The first investor told the regulator in August this year he had paid thousands of dollars to GTV for a supposed cryptocurrency called "G-Dollars" – but was unable to withdraw his investment.
Last month a second investor complained to the FMA that he had sunk more than US$9000 into "H-Coins" associated with Himalaya Exchange, after being promised returns or dividends of "10 times or more".
The investor told the FMA that the company claimed the H-Coins value could surpass Bitcoin.
But when he wanted to sell them, first HE's local rep said he should wait until H-coin started trading, then that he needed to contact HE's customer service centre overseas.
The investor filled in a refund form but the money was not returned to him.
Eventually the investor was able to get his H-Coin money back via his bank.
But he was still trying to recover tens of thousands of dollars he paid to "G-Clubs" – another entity associated with Miles Guo – for a "membership" that supposedly qualified for a "free gift" of shares in an entity called "G-Fashion".
He told the regulator: "I feel very distressed that there's still hundreds of people who remain in the organisation."
On September 13 the US Securities and Exchange Commission charged GTV Media Group, Saraca Media Group and Voice of Guo Media with conducting an illegal unregistered offering of GTV common stock.
The SEC also announced charges against GTV and Saraca for conducting an illegal unregistered offering of a digital asset security referred to as either G-Coins or G-Dollars.
In a statement it said the respondents had agreed to pay more than US$539 million to settle the SEC's action.
According to the SEC from April through to June 2020, the companies solicited thousands of individuals to invest in the GTV stock offering.
During the same period, GTV and Saraca also solicited individuals to invest in the digital asset offering.
"The order finds that the respondents disseminated information about the two offerings to the general public through publicly available videos on GTV's and Saraca's websites, as well as on social media platforms such as YouTube and Twitter.
"Through these two securities offerings, whose proceeds were commingled, the respondents collectively raised approximately US$487m from more than 5000 investors, including US investors."
But no registration statements were filed or in effect for either offering, and the respondents' offers and sales did not qualify for an exemption from registration.

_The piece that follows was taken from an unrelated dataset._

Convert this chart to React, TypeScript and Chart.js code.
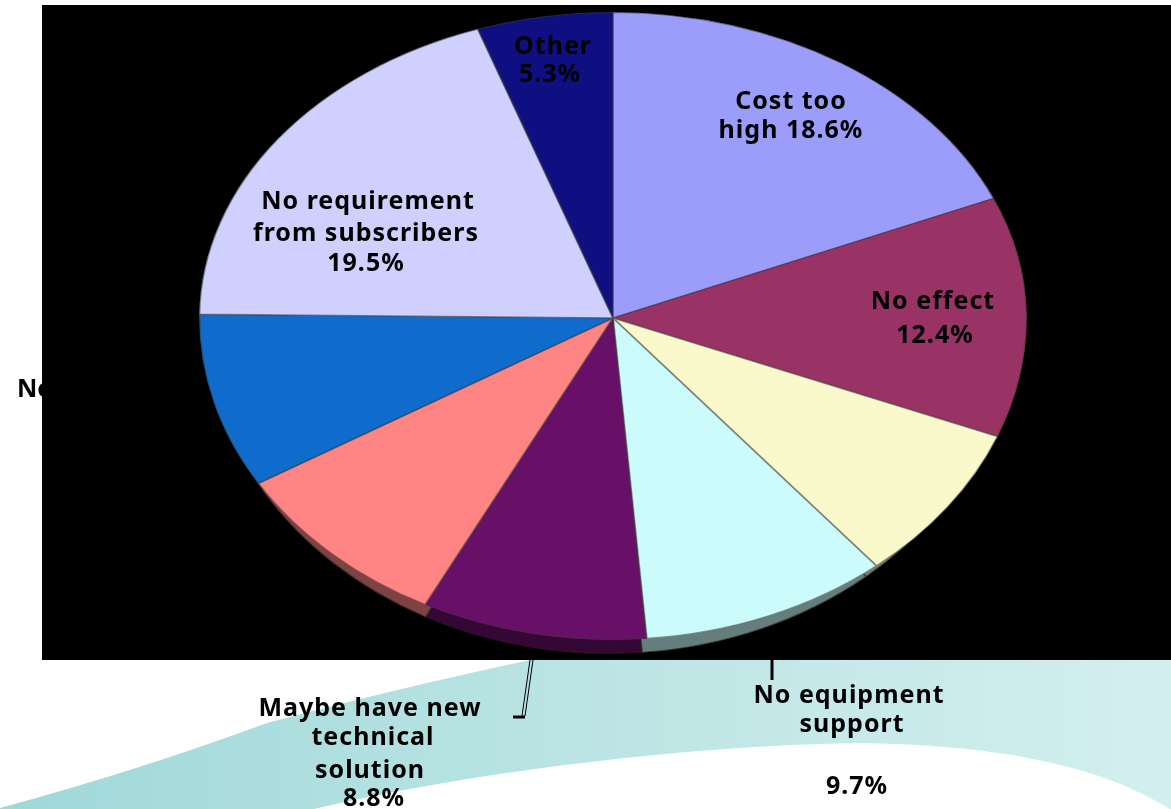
import React, { useEffect, useRef } from "react";
import { Chart, registerables } from "chart.js";

Chart.register(...registerables);

// Share of answers per reason, clockwise from twelve o'clock.
const reasons = [
  "Cost too high",
  "No effect",
  "Unlabelled A",
  "No equipment support",
  "Maybe have new technical solution",
  "Unlabelled B",
  "No",
  "No requirement from subscribers",
  "Other",
];
const shares = [18.6, 12.4, 8.0, 9.7, 8.8, 8.9, 8.8, 19.5, 5.3];
const sliceColors = [
  "#9c9cfb",
  "#993366",
  "#f9f9cb",
  "#ccfbfb",
  "#680f68",
  "#ff8484",
  "#0f6ccc",
  "#d0d0ff",
  "#0f0f82",
];

const WIDTH = 1171;
const HEIGHT = 809;
const FONT = '"Noto Sans", sans-serif';

// Free-standing captions: text, centre x, baseline y.
const captions: [string, number, number][] = [
  ["Cost too", 791, 109],
  ["high 18.6%", 791, 138],
  ["Other", 553, 54],
  ["5.3%", 550, 82],
  ["No requirement", 368, 209],
  ["from subscribers", 366, 241],
  ["19.5%", 366, 271],
  ["No effect", 933, 309],
  ["12.4%", 935, 343],
  ["Maybe have new", 370, 716],
  ["technical", 373, 745],
  ["solution", 370, 778],
  ["8.8%", 374, 806],
  ["No equipment", 849, 703],
  ["support", 852, 732],
  ["9.7%", 857, 794],
];

// Teal ribbon behind the figure.
function drawRibbon(ctx: CanvasRenderingContext2D) {
  const g = ctx.createLinearGradient(0, 0, WIDTH, 0);
  g.addColorStop(0, "#9fd8d9");
  g.addColorStop(0.5, "#bce4e4");
  g.addColorStop(1, "#d4efef");
  ctx.fillStyle = g;
  ctx.beginPath();
  ctx.moveTo(0, 808);
  ctx.quadraticCurveTo(140, 770, 267, 723);
  ctx.quadraticCurveTo(390, 690, 530, 660);
  ctx.lineTo(1171, 600);
  ctx.lineTo(1171, 810);
  ctx.bezierCurveTo(1110, 770, 1010, 745, 860, 743);
  ctx.bezierCurveTo(700, 745, 480, 770, 314, 809);
  ctx.lineTo(0, 809);
  ctx.closePath();
  ctx.fill();
}

// Tilted pie: upper and lower halves have slightly different depth.
function drawArcs(
  ctx: CanvasRenderingContext2D,
  arcs: any[],
  cx: number,
  cy: number,
  rx: number,
  ryTop: number,
  ryBottom: number,
) {
  const first = arcs[0];
  const r = first.outerRadius;
  const halves: [number, number, number][] = [
    [0, cy, ryTop],
    [cy, HEIGHT - cy, ryBottom],
  ];
  for (const [top, h, ry] of halves) {
    ctx.save();
    ctx.beginPath();
    ctx.rect(0, top, WIDTH, h);
    ctx.clip();
    ctx.translate(cx, cy);
    ctx.scale(rx / r, ry / r);
    ctx.translate(-first.x, -first.y);
    arcs.forEach((a) => a.draw(ctx));
    ctx.restore();
  }
}

const tiltedPie = {
  id: "tiltedPie",
  beforeDraw(chart: any) {
    const ctx: CanvasRenderingContext2D = chart.ctx;
    ctx.save();
    ctx.fillStyle = "#ffffff";
    ctx.fillRect(0, 0, WIDTH, HEIGHT);
    drawRibbon(ctx);
    ctx.fillStyle = "#000000";
    ctx.font = `bold 25px ${FONT}`;
    ctx.textAlign = "left";
    ctx.fillText("No", 17, 397);
    ctx.fillRect(42, 5, WIDTH - 42, 655);
    ctx.restore();
  },
  beforeDatasetsDraw(chart: any) {
    const ctx: CanvasRenderingContext2D = chart.ctx;
    const arcs = chart.getDatasetMeta(0).data;
    // Darkened copy first, showing as the pie's lower rim.
    ctx.save();
    ctx.filter = "brightness(0.5)";
    drawArcs(ctx, arcs, 609, 318, 404, 300, 336);
    ctx.restore();
    drawArcs(ctx, arcs, 613, 318, 414, 306, 322);
    return false;
  },
  afterDraw(chart: any) {
    const ctx: CanvasRenderingContext2D = chart.ctx;
    ctx.save();
    ctx.fillStyle = "#000000";
    ctx.font = `bold 25px ${FONT}`;
    ctx.textAlign = "center";
    (ctx as any).letterSpacing = "1px";
    captions.forEach(([t, x, y]) => ctx.fillText(t, x, y));
    // Leader lines to the outside captions.
    ctx.strokeStyle = "#000000";
    ctx.lineWidth = 3;
    ctx.beginPath();
    ctx.moveTo(772, 660);
    ctx.lineTo(772, 680);
    ctx.stroke();
    ctx.lineWidth = 1;
    ctx.beginPath();
    ctx.moveTo(530, 660);
    ctx.lineTo(522, 716);
    ctx.moveTo(533, 660);
    ctx.lineTo(525, 716);
    ctx.stroke();
    ctx.lineWidth = 3;
    ctx.beginPath();
    ctx.moveTo(513, 717);
    ctx.lineTo(525, 717);
    ctx.stroke();
    ctx.restore();
  },
};

export default function App() {
  const ref = useRef<HTMLCanvasElement>(null);
  useEffect(() => {
    const chart = new Chart(ref.current!, {
      type: "pie",
      data: {
        labels: reasons,
        datasets: [
          {
            data: shares,
            backgroundColor: sliceColors,
            borderColor: "rgba(60,60,60,0.55)",
            borderWidth: 1,
            borderAlign: "inner",
          },
        ],
      },
      options: {
        responsive: false,
        animation: false,
        layout: { padding: 0 },
        plugins: { legend: { display: false }, tooltip: { enabled: false } },
      },
      plugins: [tiltedPie],
    });
    return () => chart.destroy();
  }, []);
  return (
    <canvas
      ref={ref}
      width={WIDTH}
      height={HEIGHT}
      style={{ position: "fixed", left: 0, top: 0, width: WIDTH, height: HEIGHT }}
    />
  );
}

Sanjay Wadhwa, deputy director of the SEC's enforcement division, said Issuers seeking to access the markets through a public securities offering must provide investors with the disclosures required under the federal securities laws.
"When they fail to do so, the commission will seek remedies that make harmed investors whole, such as an unwinding of the offering and a return of the funds to the investors."
Richard Best, director of the SEC's New York Regional Office, said thousands of investors had purchased GTV stock, G-Coins, and G-Dollars based on the respondents' solicitation of the general public with limited disclosures.
"The remedies ordered by the commission, which include a fair fund distribution, will provide meaningful relief to investors in these illegal offerings."
The SEC said GTV and Saraca did not admit or deny the SEC's findings that they breached the US Securities Act but they agreed to a cease and desist order and to make the settlement.
Gillian Boyes, the FMA's investor capability manager, said its advice to New Zealand was to avoid businesses offering financial services that are not on the New Zealand Government's Financial Service Providers Register.
She said investors were at greater risk of losing some or all of their investment if they send money to an entity that is not listed on the FSPR.
"The simple act of checking the register on www.fspr.govt.nz can save you a lot of headaches and regrets," she said.
"If a company wants to offer financial services to New Zealand residents, such as selling shares or cryptocurrency, it must be on the FSPR."
Boyes also warned investors off overseas entities.
"Local entities have to register with a dispute resolution scheme, which allows you to make a complaint if something goes wrong. It's a lot harder to get your money back with an overseas firm."